Syntactics : kajian hubungan antara unsur-unsur bahasa

Semantics : kajian hubungan unsur-unsur bahasa dengan maknanya

Pragmatics : kajian unsur-unsur bahasa dengan pemakai(an) bahasa itu

* Berdasarkan trikotomi itu, secara umum pragmatik dinyatakan sebagai ‘Meaning in use or meaning in context. Jadi, speaker meaning and those who equate it with utterance interpretation. Secara lebih tegas, Parker (1986) mengatakan ‘Pragmatics is distinct from grammar, which is the study of the internal structure of language. Pragmatics is the study of how language is used to communicate’

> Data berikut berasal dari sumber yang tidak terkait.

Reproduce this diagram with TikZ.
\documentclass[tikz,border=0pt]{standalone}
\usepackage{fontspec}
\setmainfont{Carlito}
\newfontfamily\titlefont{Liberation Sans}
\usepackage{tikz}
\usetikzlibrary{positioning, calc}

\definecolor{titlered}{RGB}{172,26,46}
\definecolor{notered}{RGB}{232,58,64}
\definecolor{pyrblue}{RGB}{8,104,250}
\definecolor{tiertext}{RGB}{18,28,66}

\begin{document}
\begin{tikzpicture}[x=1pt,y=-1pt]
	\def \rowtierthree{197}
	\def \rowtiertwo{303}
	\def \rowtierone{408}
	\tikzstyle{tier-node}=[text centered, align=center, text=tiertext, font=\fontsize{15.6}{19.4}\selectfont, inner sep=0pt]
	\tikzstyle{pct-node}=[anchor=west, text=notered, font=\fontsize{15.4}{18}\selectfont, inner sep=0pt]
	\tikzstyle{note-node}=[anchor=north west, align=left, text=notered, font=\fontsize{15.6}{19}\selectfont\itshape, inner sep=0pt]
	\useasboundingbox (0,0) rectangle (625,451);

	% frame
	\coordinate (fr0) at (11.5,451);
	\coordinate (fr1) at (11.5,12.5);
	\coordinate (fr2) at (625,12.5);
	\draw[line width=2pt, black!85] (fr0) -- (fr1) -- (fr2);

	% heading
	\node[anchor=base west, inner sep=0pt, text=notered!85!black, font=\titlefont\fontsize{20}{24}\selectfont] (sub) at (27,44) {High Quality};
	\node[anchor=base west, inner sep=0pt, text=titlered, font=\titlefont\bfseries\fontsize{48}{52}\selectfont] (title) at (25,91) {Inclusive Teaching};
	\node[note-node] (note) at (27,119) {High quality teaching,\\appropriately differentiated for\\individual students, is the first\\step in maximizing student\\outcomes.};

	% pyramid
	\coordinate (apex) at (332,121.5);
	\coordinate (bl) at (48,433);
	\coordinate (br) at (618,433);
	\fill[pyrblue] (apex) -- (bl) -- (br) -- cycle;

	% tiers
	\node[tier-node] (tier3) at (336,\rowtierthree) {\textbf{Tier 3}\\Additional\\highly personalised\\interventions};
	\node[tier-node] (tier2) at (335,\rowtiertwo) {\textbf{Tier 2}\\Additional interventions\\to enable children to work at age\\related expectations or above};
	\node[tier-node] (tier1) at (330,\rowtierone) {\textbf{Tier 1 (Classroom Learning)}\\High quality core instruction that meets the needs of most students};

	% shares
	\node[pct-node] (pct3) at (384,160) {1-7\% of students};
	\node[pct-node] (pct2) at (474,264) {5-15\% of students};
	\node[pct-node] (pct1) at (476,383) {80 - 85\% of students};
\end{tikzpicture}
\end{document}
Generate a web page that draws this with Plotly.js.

* Simpulan : Pragmatik merupakan telaah penggunaan bahasa untuk menuangkan maksud dalam tindak komunikasi sesuai dengan konteks dan keadaan pembicaraan. Keterlibatan konteks dalam interpretasi makna inilah yang membedakan semantik dengan pragmatik. Semantik mengkaji makna bebas konteks, sedangkan pragmatik terikat konteks.

Perbedaan Kajian Struktural dengan Pragmatik

* Linguistik struktural memusatkan kajiannya pada bentuk-bentuk bahasa dengan mengabaikan makna.

* Linguistik struktural lebih menekankan kajiannya pada sistem abstrak suatu bahasa, sehingga ia gagal menjelaskan bentuk (kalimat) yang anomali, misalnya Mobil saya hanya gerobak.

* Pragmatik menelaah bentuk bahasa dengan mempertimbangkan satuan-satuan yang ‘menyertai’ sebuah ujaran : konteks lingual (co-text) maupun konteks ekstralingual : tujuan, situasi, pasrtisipan, dll.

* Dengan mempertimbangkan konteks ini, pragmatik dapat menjelaskan ‘maksud’ kalimat anomali yang tidak dapat dijelaskan linguistik struktural.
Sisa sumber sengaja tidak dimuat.